Graviteam Tactics Under the Cruel Star: The Infiltrator

Continuing from this blog entry, it is now mid afternoon and now is the number is up for our northern flank position, which is occupied by the 6th Company, 2nd Motorized Battalion.

The area for the next engagement is highlighted within a red box.

In anticipation of this attack, I sent artillery spotters to this company. More because it was the only thing I had available than anything else. I was elated to see that they arrived safely that they were ready for battle.

Overall, the situation was precarious. The 1st Battery of self propelled guns -under OPCOM of our regiment but actually a divisional asset- was sent to link with the retreating, heavily battered 8th Company. You can see them south-west of the battle area.

A highly mobile light anti-tank in a dug-in position along with other assets of the company.

The enemy showed on foot, their heavy winter coats barely adorned with any gear but a shovel and a few bandoliers in some cases. It was difficult to figure out the magnitude of the attack. Some of the German soldiers barely have seen a Soviet during the entire battle. It was supposed to be this way, the trenches of each squad have been dug overlooking only certain corridors of the open terrain ahead. One has to make sure that the fire sector matches the amount of muzzles tending it.

The view from one German position. Note the smoke on the left and the TRP (red mark) on the center.
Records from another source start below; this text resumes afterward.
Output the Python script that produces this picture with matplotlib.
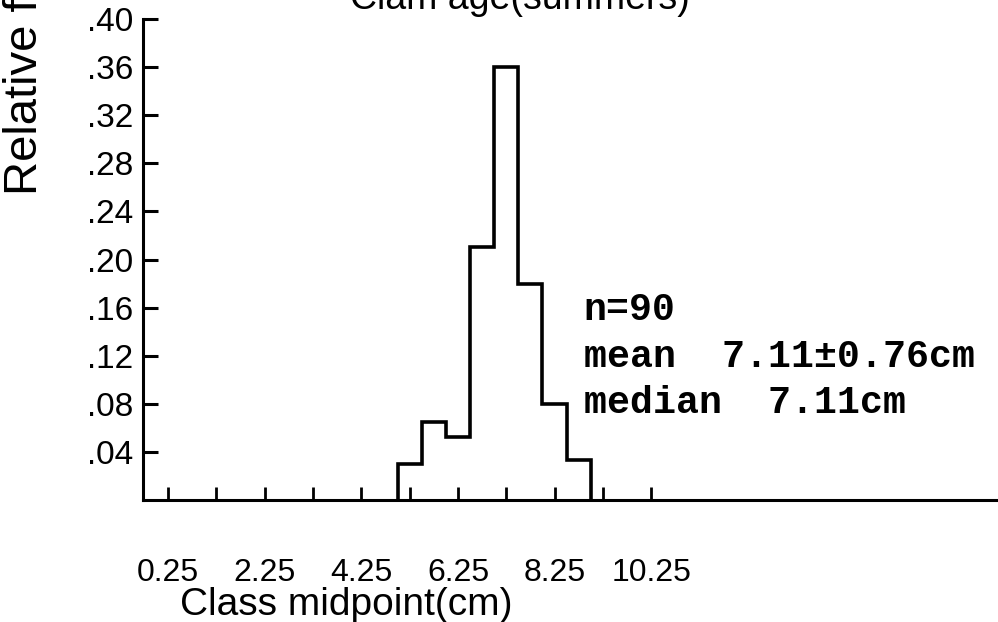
import matplotlib
matplotlib.use('Agg')
import matplotlib.pyplot as plt

# ---- data ----
bin_edges = [5.0, 5.5, 6.0, 6.5, 7.0, 7.5, 8.0, 8.5, 9.0]
rel_freq = [0.030, 0.065, 0.052, 0.210, 0.360, 0.180, 0.080, 0.033]
x_ticks = [0.25, 1.25, 2.25, 3.25, 4.25, 5.25, 6.25, 7.25, 8.25, 9.25, 10.25]
x_tick_labels = ['0.25', '', '2.25', '', '4.25', '', '6.25', '', '8.25', '', '10.25']
y_ticks = [0.04, 0.08, 0.12, 0.16, 0.20, 0.24, 0.28, 0.32, 0.36, 0.40]
y_tick_labels = ['.04', '.08', '.12', '.16', '.20', '.24', '.28', '.32', '.36', '.40']
title = 'Clam age(summers)'
ylabel = 'Relative frequency'
xlabel = 'Class midpoint(cm)'
stats_lines = ['n=90', 'mean  7.11\u00b10.76cm', 'median  7.11cm']

W, H = 998, 622
plt.rcParams['font.family'] = ['Liberation Sans', 'DejaVu Sans']

fig = plt.figure(figsize=(W / 100, H / 100), dpi=100)
ax = fig.add_axes([143 / W, (H - 500) / H, (W - 143) / W, 481 / H])

ax.stairs(rel_freq, bin_edges, color='black', lw=2.6, baseline=0)

ax.set_xlim(-0.27, 17.43)
ax.set_ylim(0, 0.40)

for s in ['top', 'right']:
    ax.spines[s].set_visible(False)
for s in ['left', 'bottom']:
    ax.spines[s].set_linewidth(2.2)
    ax.spines[s].set_color('black')

ax.set_xticks(x_ticks)
ax.set_xticklabels(x_tick_labels)
ax.set_yticks(y_ticks)
ax.set_yticklabels(y_tick_labels)
ax.tick_params(axis='y', direction='in', length=11, width=2.2, pad=7, labelsize=24)
ax.tick_params(axis='x', direction='in', length=9.5, width=2.0, pad=42, labelsize=23)

# stats annotation
y0 = 0.150
dy = 0.039
for i, line in enumerate(stats_lines):
    ax.text(8.85, y0 - i * dy, line, fontsize=27.5, fontweight='bold',
            family=['Liberation Mono', 'DejaVu Sans Mono'], va='baseline', ha='left')

# labels
fig.text(180 / W, (H - 615) / H, xlabel, fontsize=28, ha='left', va='baseline')
fig.text(25 / W, (H - 195) / H, ylabel, fontsize=34, rotation=90, ha='center', va='bottom')
fig.text(350 / W, (H - 9) / H, title, fontsize=27, ha='left', va='baseline')

fig.savefig('out.png', dpi=100)
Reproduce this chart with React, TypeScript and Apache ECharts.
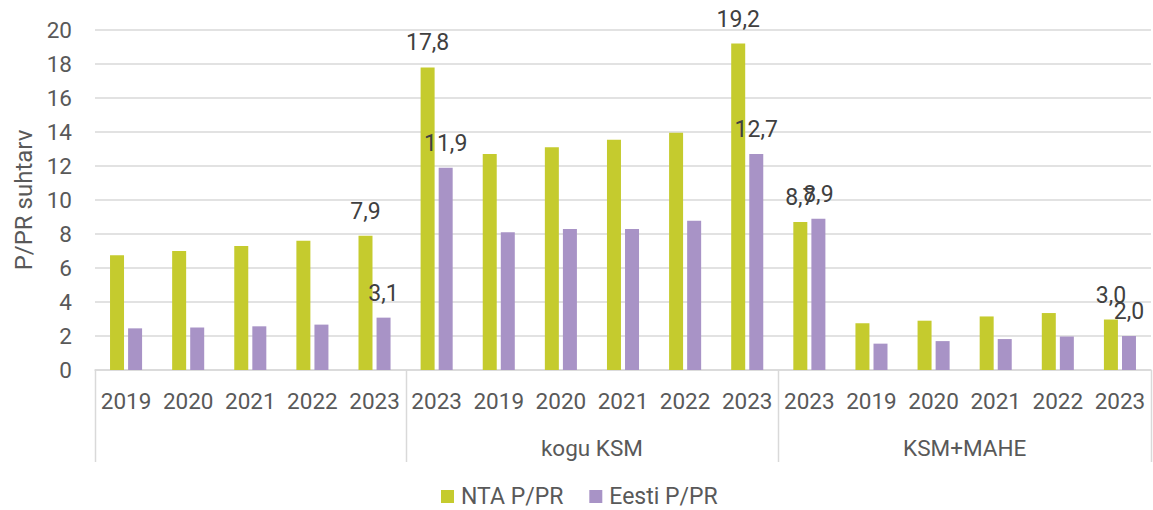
import React, { useEffect, useRef } from "react";
import * as echarts from "echarts";

const categories = ["2019", "2020", "2021", "2022", "2023", "2023", "2019", "2020", "2021", "2022", "2023", "2023", "2019", "2020", "2021", "2022", "2023"];
const groupNames = ["", "kogu KSM", "KSM+MAHE"];
const groupSizes = [5, 6, 6];
const ntaValues = [6.75, 7.0, 7.3, 7.6, 7.9, 17.8, 12.7, 13.1, 13.55, 13.95, 19.2, 8.7, 2.75, 2.9, 3.15, 3.35, 2.97];
const eestiValues = [2.45, 2.5, 2.57, 2.67, 3.08, 11.9, 8.1, 8.3, 8.3, 8.78, 12.7, 8.9, 1.55, 1.7, 1.82, 1.97, 2.0];
const labelledIndices = [4, 5, 10, 11, 16];
const seriesNames = ["NTA P/PR", "Eesti P/PR"];
const yTicks = [0, 20, 2];

const FONT = "Roboto";
const fmt = (v: number) => v.toFixed(1).replace(".", ",");

export default function App() {
  const ref = useRef<HTMLDivElement>(null);
  useEffect(() => {
    if (!ref.current) return;
    const chart = echarts.init(ref.current, null, { renderer: "svg" });
    const mkData = (vals: number[]) =>
      vals.map((v, i) => ({ value: v, label: { show: labelledIndices.includes(i) } }));
    chart.setOption({
      animation: false,
      textStyle: { fontFamily: FONT },
      grid: { left: 95, right: 2, top: 30, bottom: 140, containLabel: false },
      legend: {
        left: 441,
        top: 485,
        icon: "rect",
        itemWidth: 13,
        itemHeight: 13,
        itemGap: 26,
        padding: 0,
        textStyle: { fontFamily: FONT, fontSize: 23, color: "#595959", padding: [0, 0, 0, 2] },
        data: seriesNames,
      },
      xAxis: {
        type: "category",
        data: categories,
        axisLine: { show: true, lineStyle: { color: "#d9d9d9", width: 1.5 } },
        axisTick: { show: false },
        axisLabel: { interval: 0, margin: 19, fontFamily: FONT, fontSize: 22.5, color: "#595959" },
      },
      yAxis: {
        type: "value",
        min: yTicks[0],
        max: yTicks[1],
        interval: yTicks[2],
        name: "P/PR suhtarv",
        nameLocation: "middle",
        nameGap: 52,
        nameTextStyle: { fontFamily: FONT, fontSize: 24, color: "#595959" },
        axisLine: { show: false },
        axisTick: { show: false },
        axisLabel: { margin: 23, fontFamily: FONT, fontSize: 22.5, color: "#595959" },
        splitLine: { lineStyle: { color: "#d9d9d9", width: 1.5 } },
      },
      series: [
        {
          name: seriesNames[0],
          type: "bar",
          data: mkData(ntaValues),
          barWidth: 14,
          barGap: "29%",
          itemStyle: { color: "#c5cb2e" },
          label: {
            position: "top",
            distance: 13,
            fontFamily: FONT,
            fontSize: 23,
            color: "#404040",
            formatter: (p: any) => fmt(p.value),
          },
        },
        {
          name: seriesNames[1],
          type: "bar",
          data: mkData(eestiValues),
          barWidth: 14,
          barGap: "29%",
          itemStyle: { color: "#a893c6" },
          label: {
            position: "top",
            distance: 13,
            fontFamily: FONT,
            fontSize: 23,
            color: "#404040",
            formatter: (p: any) => fmt(p.value),
          },
        },
      ],
    });

    // Group separators and group labels, positioned via the axis scale
    const px = (i: number) => chart.convertToPixel({ xAxisIndex: 0 }, i) as number;
    const y0 = chart.convertToPixel({ yAxisIndex: 0 }, 0) as number;
    const band = px(1) - px(0);
    const boundaryX = (b: number) => px(b) - band / 2;
    const graphics: any[] = [];
    let start = 0;
    const bounds: number[] = [0];
    groupSizes.forEach((s) => {
      start += s;
      bounds.push(start);
    });
    bounds.forEach((b) => {
      const x = Math.round(boundaryX(b)) + 0.5;
      graphics.push({
        type: "line",
        shape: { x1: x, y1: y0, x2: x, y2: y0 + 92 },
        style: { stroke: "#d9d9d9", lineWidth: 1.5 },
        silent: true,
      });
    });
    groupNames.forEach((name, g) => {
      if (!name) return;
      const cx = (boundaryX(bounds[g]) + boundaryX(bounds[g + 1])) / 2;
      graphics.push({
        type: "text",
        x: cx,
        y: y0 + 78,
        style: {
          text: name,
          fontFamily: FONT,
          fontSize: 22.5,
          fill: "#595959",
          align: "center",
          verticalAlign: "middle",
        },
        silent: true,
      });
    });
    chart.setOption({ graphic: graphics });

    return () => chart.dispose();
  }, []);
  return (
    <div
      ref={ref}
      style={{ position: "fixed", left: 0, top: 0, width: 1153, height: 510, background: "#fff" }}
    />
  );
}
What machine guns and rifles don’t took, the organic mortars of the company blew up. The forward observers directed artillery fires at their leisure, sometimes under my direction and towards those dead giveaways of smoke curtains. Geisers of dirt, shrapnel and rocks gave no respite for the weary Soviet infantry.

A Soviet soldier, trying to escape from the lead rain falling around him.


Wholesale, uninterrupted butchery. Note the artillery rounds in the background.

And then in the rear of our position, a Soviet sniper shows up. Wounded and all, he raises to his feet near one of our back trenches and proceeds to wrestle with some of the bullets fired by shocked German soldiers.

What a mess. Was he alone? How many like him made it to our rear? Are we encircled?

A single squad patrol was immediately sent out to find out the health of our rear. No trace of anything Soviet in our rear.

The lack of coordination is the Soviet attack’s biggest liability. A few AT guns start to arrive into hasty firing positions.

The incredible agility of our indirect fire support leaves these guns without a chance to fire a single round.

The 6th Company held its ground at a total cost of 3 casualties. The Soviets, lost around 70 men and surprisingly enough could pull out all their guns without a single scratch. This is one of my biggest regrets from this battle, I should have moved my light AT guns out of their dug-ins and confront their Soviet counterparts.